Assuming you’re not a modern Willy Wonka, luring children to your factory and systematically offing them until you find goodness in the world, you probably want to make more than just caramel. Well, good news: caramelization works with anything containing sugar – not just raw crystalized sugar itself. Thing like onions, carrots, potatoes, cabbage, and Brussels sprouts all caramelize to develop a rich sweetness that wouldn’t otherwise emerge.

Patience is key when caramelizing. Take caramelized onions for example, which can lend a sweet counterpoint to any savory dish. Start by just covering the bottom of a skillet with a combination of oil and butter (butter for flavor, and oil to prevent burning). Then put a couple of sliced onions in there under medium low heat and casually keep an eye on them for about 45 minutes. Stir regularly and you'll see the onions start to turn into a rich brown color as they release intensely sweet aromatics that you can smell from a mile away.

Reduction

Reduction is, by definition, a form of distillation. In a given sauce pan, you’ll often have several different components: solid ingredients like braised beef or vegetables swimming in liquids like stock, cream, wine, or some kind of sauce. The point of reducing is thickening the liquid component and evaporating water, leaving a silky, rich texture and a more concentrated flavor.

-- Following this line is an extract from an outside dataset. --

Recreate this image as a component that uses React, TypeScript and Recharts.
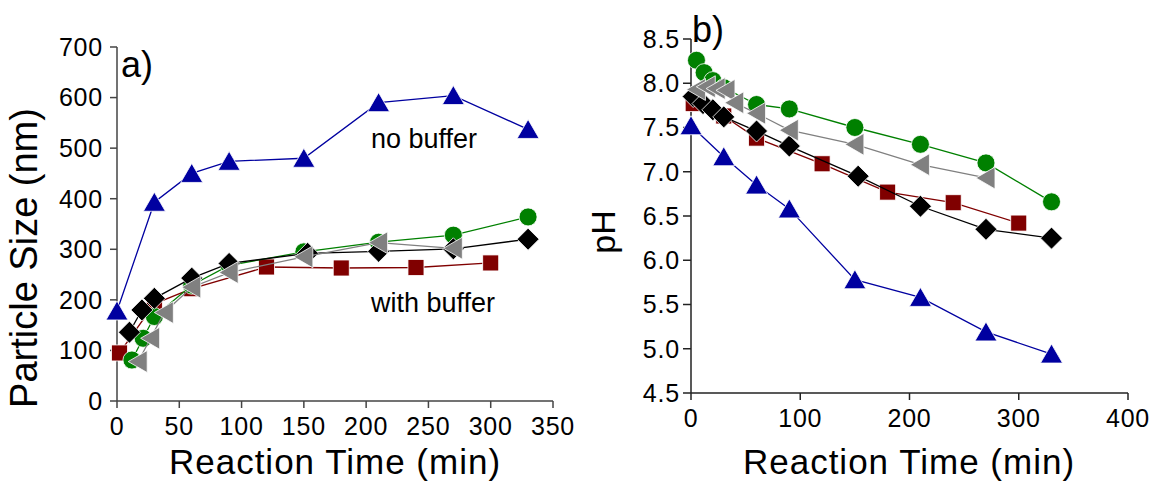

To reduce a sauce, you need to simmer – not boil. The difference is pretty important. You should see small bubbles in the bottom of the pan, some rising, and plenty steam wisping from the surface. A boil, on the other hand, is more violent. Large bubbles crash in rapid succession to break the surface of the liquid. The difference, other than apparent temperature, lies in the action inside of the pot. In a simmer, flavors are melding into each other gradually and gently. Textures are preserved. Things are getting generally more delicious and more or less maintaining form. With boiling, ingredients smash into each other and cook much more rapidly, so textures break down quickly and flavors don’t get as friendly.

Just like with caramelizing, patience is key. Reducing a sauce can take 15–30 minutes or longer, depending on the size of the batch and your vessel (a wider sauce pan with more surface area will speed the process along more quickly).

Once you have these basics in hand, you’ll be able to go off-road, making your own recipes with the knowledge that doing this will develop a peppery crust, or doing that will imbue a rich, browned sweetness. So suit up, chef – you’re on your way.